Exercise aim: Print the listing as it stands, omitting all images.

- - - - - - -

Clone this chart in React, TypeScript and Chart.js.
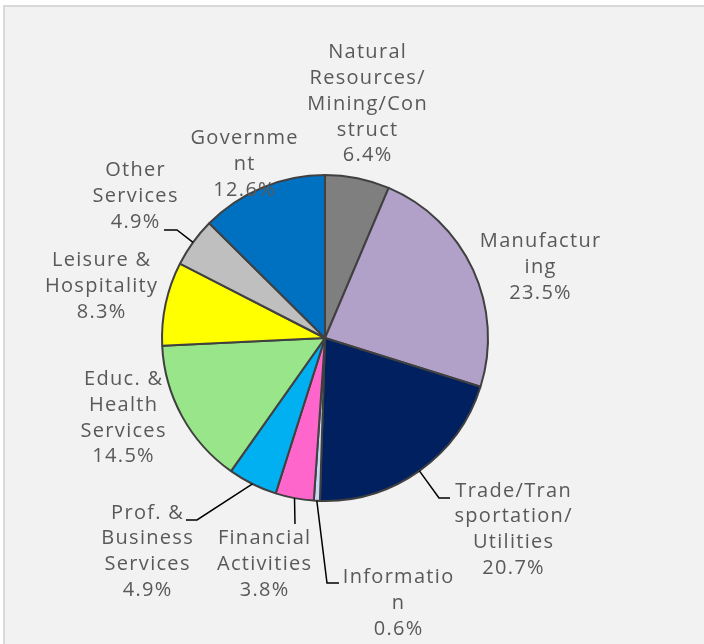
import React, { useEffect, useRef } from "react";
import { Chart, registerables } from "chart.js";

Chart.register(...registerables);

// ---- data ----
const categories: string[][] = [
  ["Natural", "Resources/", "Mining/Con", "struct"],
  ["Manufactur", "ing"],
  ["Trade/Tran", "sportation/", "Utilities"],
  ["Informatio", "n"],
  ["Financial", "Activities"],
  ["Prof. &", "Business", "Services"],
  ["Educ. &", "Health", "Services"],
  ["Leisure &", "Hospitality"],
  ["Other", "Services"],
  ["Governme", "nt"],
];
const values: number[] = [6.4, 23.5, 20.7, 0.6, 3.8, 4.9, 14.5, 8.3, 4.9, 12.6];
const percentLabels: string[] = values.map((v) => v.toFixed(1) + "%");

// ---- styles / layout ----
const colors: string[] = [
  "#7f7f7f",
  "#b1a0c7",
  "#002060",
  "#c6d9f0",
  "#ff66cc",
  "#00b0f0",
  "#99e68a",
  "#ffff00",
  "#bfbfbf",
  "#0070c0",
];
// label block centre, relative to pie centre
const labelOffsets: [number, number][] = [
  [42, -234],
  [215, -71],
  [188, 191.5],
  [73, 265],
  [-61, 226],
  [-178, 213.5],
  [-202, 80],
  [-224, -51.5],
  [-190, -141.5],
  [-81, -174],
];
// leader line elbow and end, relative to pie centre (null = no leader)
const leaderPaths: ([number, number][] | null)[] = [
  null,
  null,
  [[114, 160], [125, 160]],
  [[2, 245], [14, 245]],
  [[-30, 186]],
  [[-128, 182], [-139, 182]],
  null,
  null,
  [[-148, -108], [-161, -108]],
  null,
];
const LINE_H = 25.8;

const labelPlugin = {
  id: "outsideLabels",
  afterDatasetsDraw(chart: any) {
    const ctx: CanvasRenderingContext2D = chart.ctx;
    const meta = chart.getDatasetMeta(0);
    ctx.save();
    meta.data.forEach((arc: any, i: number) => {
      const p = arc.getProps(["x", "y", "startAngle", "endAngle", "outerRadius"], true);
      const cx = p.x;
      const cy = p.y;
      const path = leaderPaths[i];
      if (path) {
        const mid = (p.startAngle + p.endAngle) / 2;
        const sx = cx + Math.cos(mid) * p.outerRadius;
        const sy = cy + Math.sin(mid) * p.outerRadius;
        ctx.beginPath();
        ctx.strokeStyle = "#000000";
        ctx.lineWidth = 1.5;
        ctx.moveTo(sx, sy);
        path.forEach(([dx, dy]) => ctx.lineTo(cx + dx, cy + dy));
        ctx.stroke();
      }
      const lines = [...categories[i], percentLabels[i]];
      const [ox, oy] = labelOffsets[i];
      const bx = cx + ox;
      const by = cy + oy - ((lines.length - 1) * LINE_H) / 2;
      ctx.fillStyle = "#595959";
      ctx.font = '20px "Open Sans"';
      (ctx as any).letterSpacing = "1.3px";
      ctx.textAlign = "center";
      ctx.textBaseline = "middle";
      lines.forEach((t, k) => ctx.fillText(t, bx + 0.65, by + k * LINE_H));
    });
    ctx.restore();
  },
};

export default function App() {
  const ref = useRef<HTMLCanvasElement | null>(null);
  useEffect(() => {
    if (!ref.current) return;
    const chart = new Chart(ref.current, {
      type: "pie",
      data: {
        labels: categories.map((c) => c.join("")),
        datasets: [
          {
            data: values,
            backgroundColor: colors,
            borderColor: "#404040",
            borderWidth: 2,
          },
        ],
      },
      options: {
        animation: false,
        responsive: false,
        radius: 163,
        layout: { padding: { left: 0, right: 54, top: 32, bottom: 0 } },
        plugins: {
          legend: { display: false },
          tooltip: { enabled: false },
        },
      },
      plugins: [labelPlugin],
    });
    return () => chart.destroy();
  }, []);

  return (
    <div style={{ position: "fixed", left: 0, top: 0, width: 704, height: 644, background: "#ffffff", overflow: "hidden" }}>
      <div
        style={{
          position: "absolute",
          left: 3,
          top: 5,
          width: 720,
          height: 680,
          border: "2px solid #d9d9d9",
          background: "#f2f2f2",
        }}
      />
      <canvas ref={ref} width={704} height={644} style={{ position: "absolute", left: 0, top: 0, width: 704, height: 644 }} />
    </div>
  );
}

- - - - - - -

Answer:
Clone this chart in React, TypeScript and Chart.js.
import React, { useEffect, useRef } from "react";
import { Chart, registerables } from "chart.js";

Chart.register(...registerables);

// ---- data ----
const categories: string[][] = [
  ["Natural", "Resources/", "Mining/Con", "struct"],
  ["Manufactur", "ing"],
  ["Trade/Tran", "sportation/", "Utilities"],
  ["Informatio", "n"],
  ["Financial", "Activities"],
  ["Prof. &", "Business", "Services"],
  ["Educ. &", "Health", "Services"],
  ["Leisure &", "Hospitality"],
  ["Other", "Services"],
  ["Governme", "nt"],
];
const values: number[] = [6.4, 23.5, 20.7, 0.6, 3.8, 4.9, 14.5, 8.3, 4.9, 12.6];
const percentLabels: string[] = values.map((v) => v.toFixed(1) + "%");

// ---- styles / layout ----
const colors: string[] = [
  "#7f7f7f",
  "#b1a0c7",
  "#002060",
  "#c6d9f0",
  "#ff66cc",
  "#00b0f0",
  "#99e68a",
  "#ffff00",
  "#bfbfbf",
  "#0070c0",
];
// label block centre, relative to pie centre
const labelOffsets: [number, number][] = [
  [42, -234],
  [215, -71],
  [188, 191.5],
  [73, 265],
  [-61, 226],
  [-178, 213.5],
  [-202, 80],
  [-224, -51.5],
  [-190, -141.5],
  [-81, -174],
];
// leader line elbow and end, relative to pie centre (null = no leader)
const leaderPaths: ([number, number][] | null)[] = [
  null,
  null,
  [[114, 160], [125, 160]],
  [[2, 245], [14, 245]],
  [[-30, 186]],
  [[-128, 182], [-139, 182]],
  null,
  null,
  [[-148, -108], [-161, -108]],
  null,
];
const LINE_H = 25.8;

const labelPlugin = {
  id: "outsideLabels",
  afterDatasetsDraw(chart: any) {
    const ctx: CanvasRenderingContext2D = chart.ctx;
    const meta = chart.getDatasetMeta(0);
    ctx.save();
    meta.data.forEach((arc: any, i: number) => {
      const p = arc.getProps(["x", "y", "startAngle", "endAngle", "outerRadius"], true);
      const cx = p.x;
      const cy = p.y;
      const path = leaderPaths[i];
      if (path) {
        const mid = (p.startAngle + p.endAngle) / 2;
        const sx = cx + Math.cos(mid) * p.outerRadius;
        const sy = cy + Math.sin(mid) * p.outerRadius;
        ctx.beginPath();
        ctx.strokeStyle = "#000000";
        ctx.lineWidth = 1.5;
        ctx.moveTo(sx, sy);
        path.forEach(([dx, dy]) => ctx.lineTo(cx + dx, cy + dy));
        ctx.stroke();
      }
      const lines = [...categories[i], percentLabels[i]];
      const [ox, oy] = labelOffsets[i];
      const bx = cx + ox;
      const by = cy + oy - ((lines.length - 1) * LINE_H) / 2;
      ctx.fillStyle = "#595959";
      ctx.font = '20px "Open Sans"';
      (ctx as any).letterSpacing = "1.3px";
      ctx.textAlign = "center";
      ctx.textBaseline = "middle";
      lines.forEach((t, k) => ctx.fillText(t, bx + 0.65, by + k * LINE_H));
    });
    ctx.restore();
  },
};

export default function App() {
  const ref = useRef<HTMLCanvasElement | null>(null);
  useEffect(() => {
    if (!ref.current) return;
    const chart = new Chart(ref.current, {
      type: "pie",
      data: {
        labels: categories.map((c) => c.join("")),
        datasets: [
          {
            data: values,
            backgroundColor: colors,
            borderColor: "#404040",
            borderWidth: 2,
          },
        ],
      },
      options: {
        animation: false,
        responsive: false,
        radius: 163,
        layout: { padding: { left: 0, right: 54, top: 32, bottom: 0 } },
        plugins: {
          legend: { display: false },
          tooltip: { enabled: false },
        },
      },
      plugins: [labelPlugin],
    });
    return () => chart.destroy();
  }, []);

  return (
    <div style={{ position: "fixed", left: 0, top: 0, width: 704, height: 644, background: "#ffffff", overflow: "hidden" }}>
      <div
        style={{
          position: "absolute",
          left: 3,
          top: 5,
          width: 720,
          height: 680,
          border: "2px solid #d9d9d9",
          background: "#f2f2f2",
        }}
      />
      <canvas ref={ref} width={704} height={644} style={{ position: "absolute", left: 0, top: 0, width: 704, height: 644 }} />
    </div>
  );
}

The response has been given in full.